» **Records supplied**
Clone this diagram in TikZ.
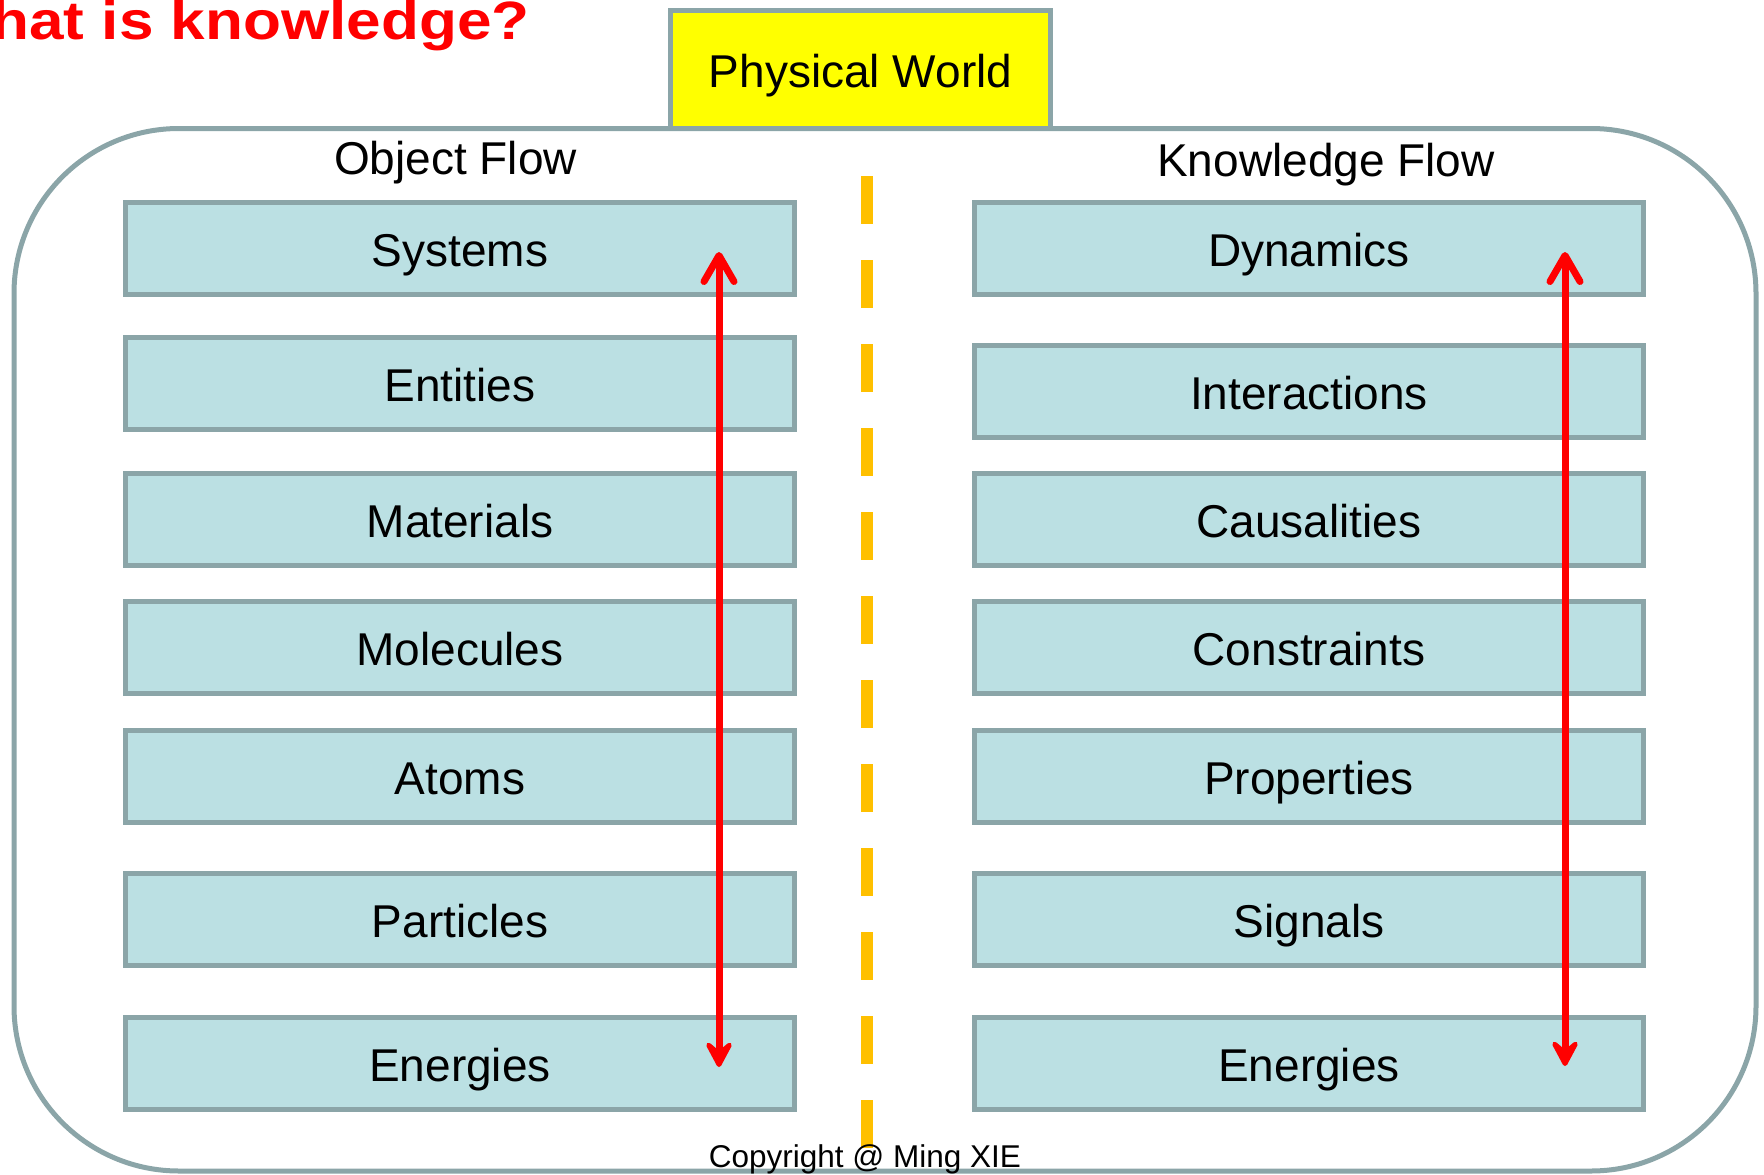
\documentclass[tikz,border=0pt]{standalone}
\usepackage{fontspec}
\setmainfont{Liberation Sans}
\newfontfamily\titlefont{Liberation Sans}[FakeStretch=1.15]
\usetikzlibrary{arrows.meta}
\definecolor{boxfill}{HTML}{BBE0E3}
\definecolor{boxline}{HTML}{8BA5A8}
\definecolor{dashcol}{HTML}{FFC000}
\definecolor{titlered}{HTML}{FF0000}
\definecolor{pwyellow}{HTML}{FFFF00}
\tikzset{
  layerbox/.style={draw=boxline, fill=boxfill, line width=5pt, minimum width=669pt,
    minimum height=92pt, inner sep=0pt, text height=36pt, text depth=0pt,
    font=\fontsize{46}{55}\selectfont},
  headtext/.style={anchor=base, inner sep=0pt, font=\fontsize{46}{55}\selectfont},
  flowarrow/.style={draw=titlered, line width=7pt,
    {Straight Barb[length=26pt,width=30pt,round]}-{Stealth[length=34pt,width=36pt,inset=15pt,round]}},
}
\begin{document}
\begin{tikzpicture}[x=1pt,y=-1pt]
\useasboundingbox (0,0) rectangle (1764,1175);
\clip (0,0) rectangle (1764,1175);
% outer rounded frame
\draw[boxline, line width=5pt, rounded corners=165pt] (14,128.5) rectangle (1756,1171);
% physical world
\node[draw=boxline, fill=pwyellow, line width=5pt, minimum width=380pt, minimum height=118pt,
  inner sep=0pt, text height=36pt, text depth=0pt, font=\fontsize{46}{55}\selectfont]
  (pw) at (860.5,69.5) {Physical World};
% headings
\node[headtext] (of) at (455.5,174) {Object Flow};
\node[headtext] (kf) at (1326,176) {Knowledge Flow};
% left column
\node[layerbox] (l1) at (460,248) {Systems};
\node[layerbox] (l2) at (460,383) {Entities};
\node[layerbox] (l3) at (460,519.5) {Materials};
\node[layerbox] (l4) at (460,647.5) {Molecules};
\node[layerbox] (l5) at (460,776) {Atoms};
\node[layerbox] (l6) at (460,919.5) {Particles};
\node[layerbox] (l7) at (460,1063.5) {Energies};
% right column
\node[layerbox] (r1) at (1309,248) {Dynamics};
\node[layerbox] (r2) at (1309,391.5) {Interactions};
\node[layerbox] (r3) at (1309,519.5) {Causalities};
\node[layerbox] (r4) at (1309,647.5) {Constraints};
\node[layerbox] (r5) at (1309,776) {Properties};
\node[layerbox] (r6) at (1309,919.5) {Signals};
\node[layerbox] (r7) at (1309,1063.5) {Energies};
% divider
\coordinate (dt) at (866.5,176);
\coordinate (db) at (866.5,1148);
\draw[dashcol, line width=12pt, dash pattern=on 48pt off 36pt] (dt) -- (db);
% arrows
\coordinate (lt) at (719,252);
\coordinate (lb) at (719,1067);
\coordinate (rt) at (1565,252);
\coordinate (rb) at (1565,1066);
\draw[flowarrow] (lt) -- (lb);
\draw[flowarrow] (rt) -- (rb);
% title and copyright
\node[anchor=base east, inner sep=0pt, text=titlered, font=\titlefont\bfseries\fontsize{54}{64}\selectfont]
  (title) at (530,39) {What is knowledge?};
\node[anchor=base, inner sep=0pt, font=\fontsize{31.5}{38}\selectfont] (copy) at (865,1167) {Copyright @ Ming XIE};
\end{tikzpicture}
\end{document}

--

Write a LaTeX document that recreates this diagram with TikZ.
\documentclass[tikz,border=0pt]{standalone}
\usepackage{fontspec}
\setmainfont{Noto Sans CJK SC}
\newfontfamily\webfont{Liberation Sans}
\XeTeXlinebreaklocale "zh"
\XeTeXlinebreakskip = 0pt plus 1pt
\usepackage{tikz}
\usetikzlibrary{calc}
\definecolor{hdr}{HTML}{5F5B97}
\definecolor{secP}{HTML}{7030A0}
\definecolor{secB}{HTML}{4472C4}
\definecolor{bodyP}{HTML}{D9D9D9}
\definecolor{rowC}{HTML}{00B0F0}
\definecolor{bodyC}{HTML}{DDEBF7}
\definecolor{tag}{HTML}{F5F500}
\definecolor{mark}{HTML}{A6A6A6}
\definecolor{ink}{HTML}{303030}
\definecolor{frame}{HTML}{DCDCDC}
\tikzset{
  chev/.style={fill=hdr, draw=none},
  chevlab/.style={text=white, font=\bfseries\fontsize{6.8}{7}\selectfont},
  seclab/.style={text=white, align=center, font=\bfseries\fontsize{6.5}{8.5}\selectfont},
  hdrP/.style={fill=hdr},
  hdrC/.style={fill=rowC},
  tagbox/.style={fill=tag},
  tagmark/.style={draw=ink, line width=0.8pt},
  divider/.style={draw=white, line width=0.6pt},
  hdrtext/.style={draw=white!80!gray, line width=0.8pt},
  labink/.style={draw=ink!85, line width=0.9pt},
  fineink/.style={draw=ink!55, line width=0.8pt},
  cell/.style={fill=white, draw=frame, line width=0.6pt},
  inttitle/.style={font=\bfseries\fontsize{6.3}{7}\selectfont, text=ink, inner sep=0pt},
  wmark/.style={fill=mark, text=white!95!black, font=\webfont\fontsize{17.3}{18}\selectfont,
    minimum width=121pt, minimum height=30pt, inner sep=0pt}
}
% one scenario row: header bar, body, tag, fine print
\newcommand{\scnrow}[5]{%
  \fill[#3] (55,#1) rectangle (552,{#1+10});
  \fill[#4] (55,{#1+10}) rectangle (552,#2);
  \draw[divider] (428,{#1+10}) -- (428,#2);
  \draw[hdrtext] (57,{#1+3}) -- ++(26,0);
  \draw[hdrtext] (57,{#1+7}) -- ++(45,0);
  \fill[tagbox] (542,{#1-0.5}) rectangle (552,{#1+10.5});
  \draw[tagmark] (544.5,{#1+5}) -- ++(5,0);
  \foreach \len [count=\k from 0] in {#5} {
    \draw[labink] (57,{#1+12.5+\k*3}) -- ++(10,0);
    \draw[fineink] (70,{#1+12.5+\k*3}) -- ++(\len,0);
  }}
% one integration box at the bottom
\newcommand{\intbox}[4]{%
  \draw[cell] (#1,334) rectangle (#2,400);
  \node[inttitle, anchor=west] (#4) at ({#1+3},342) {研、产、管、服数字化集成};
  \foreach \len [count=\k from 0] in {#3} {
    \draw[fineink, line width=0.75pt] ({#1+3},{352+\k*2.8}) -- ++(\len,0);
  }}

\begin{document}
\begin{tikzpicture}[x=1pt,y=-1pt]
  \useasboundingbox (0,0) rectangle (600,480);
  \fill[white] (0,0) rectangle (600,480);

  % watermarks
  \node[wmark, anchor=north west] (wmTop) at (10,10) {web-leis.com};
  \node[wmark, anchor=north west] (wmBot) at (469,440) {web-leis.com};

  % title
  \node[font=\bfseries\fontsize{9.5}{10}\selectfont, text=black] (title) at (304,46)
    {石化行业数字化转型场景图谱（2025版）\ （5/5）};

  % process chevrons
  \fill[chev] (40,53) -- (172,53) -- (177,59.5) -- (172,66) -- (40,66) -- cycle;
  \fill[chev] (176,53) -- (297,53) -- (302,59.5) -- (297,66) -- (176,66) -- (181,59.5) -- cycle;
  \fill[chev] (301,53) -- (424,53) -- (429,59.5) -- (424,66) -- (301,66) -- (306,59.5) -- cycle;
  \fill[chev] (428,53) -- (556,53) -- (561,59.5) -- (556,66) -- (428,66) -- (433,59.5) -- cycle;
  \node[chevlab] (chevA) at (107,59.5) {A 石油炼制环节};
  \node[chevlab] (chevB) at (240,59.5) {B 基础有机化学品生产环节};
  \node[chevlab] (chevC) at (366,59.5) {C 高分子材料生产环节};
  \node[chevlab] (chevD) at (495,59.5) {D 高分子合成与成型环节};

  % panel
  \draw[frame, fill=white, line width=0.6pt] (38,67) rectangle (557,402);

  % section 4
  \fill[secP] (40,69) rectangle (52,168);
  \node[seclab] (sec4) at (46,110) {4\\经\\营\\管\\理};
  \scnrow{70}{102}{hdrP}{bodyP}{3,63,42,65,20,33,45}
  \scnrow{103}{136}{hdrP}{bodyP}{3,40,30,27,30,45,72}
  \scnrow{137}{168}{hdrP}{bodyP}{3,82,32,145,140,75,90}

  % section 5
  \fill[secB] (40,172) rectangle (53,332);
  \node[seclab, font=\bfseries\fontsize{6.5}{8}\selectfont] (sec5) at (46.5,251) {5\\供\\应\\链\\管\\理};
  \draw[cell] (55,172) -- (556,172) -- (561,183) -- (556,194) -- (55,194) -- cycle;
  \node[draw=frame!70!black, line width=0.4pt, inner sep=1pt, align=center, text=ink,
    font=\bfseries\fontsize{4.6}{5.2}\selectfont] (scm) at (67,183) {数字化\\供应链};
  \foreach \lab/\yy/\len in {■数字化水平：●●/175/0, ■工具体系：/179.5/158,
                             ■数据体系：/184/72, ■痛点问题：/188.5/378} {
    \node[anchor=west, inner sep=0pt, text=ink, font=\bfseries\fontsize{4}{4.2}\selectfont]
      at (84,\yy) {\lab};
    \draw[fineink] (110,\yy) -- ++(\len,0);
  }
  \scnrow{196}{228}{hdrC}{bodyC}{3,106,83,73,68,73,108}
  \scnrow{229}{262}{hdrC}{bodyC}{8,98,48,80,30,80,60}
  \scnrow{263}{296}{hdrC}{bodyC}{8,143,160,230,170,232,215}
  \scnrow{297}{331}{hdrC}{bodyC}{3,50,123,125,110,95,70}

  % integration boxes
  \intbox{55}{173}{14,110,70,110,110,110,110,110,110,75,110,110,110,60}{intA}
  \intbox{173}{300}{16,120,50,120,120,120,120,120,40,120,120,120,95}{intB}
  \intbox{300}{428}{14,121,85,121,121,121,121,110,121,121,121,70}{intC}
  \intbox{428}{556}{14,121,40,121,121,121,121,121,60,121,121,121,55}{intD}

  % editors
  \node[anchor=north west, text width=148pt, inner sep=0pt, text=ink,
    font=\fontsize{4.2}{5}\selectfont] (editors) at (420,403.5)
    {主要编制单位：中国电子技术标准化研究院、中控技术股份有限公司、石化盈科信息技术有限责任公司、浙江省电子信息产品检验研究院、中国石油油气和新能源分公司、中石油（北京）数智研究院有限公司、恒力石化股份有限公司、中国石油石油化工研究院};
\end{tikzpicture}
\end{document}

* * *

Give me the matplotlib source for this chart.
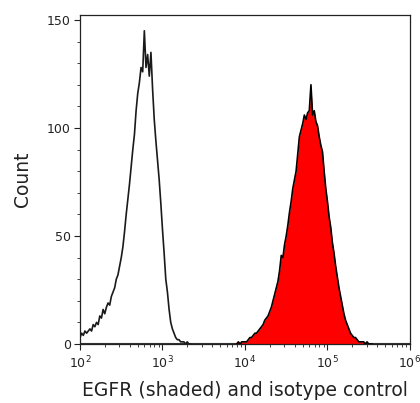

» **Aim of the task**
Show every line from the entries above in which "diagram" appears.

» **Response for this exercise**
Clone this diagram in TikZ.
Write a LaTeX document that recreates this diagram with TikZ.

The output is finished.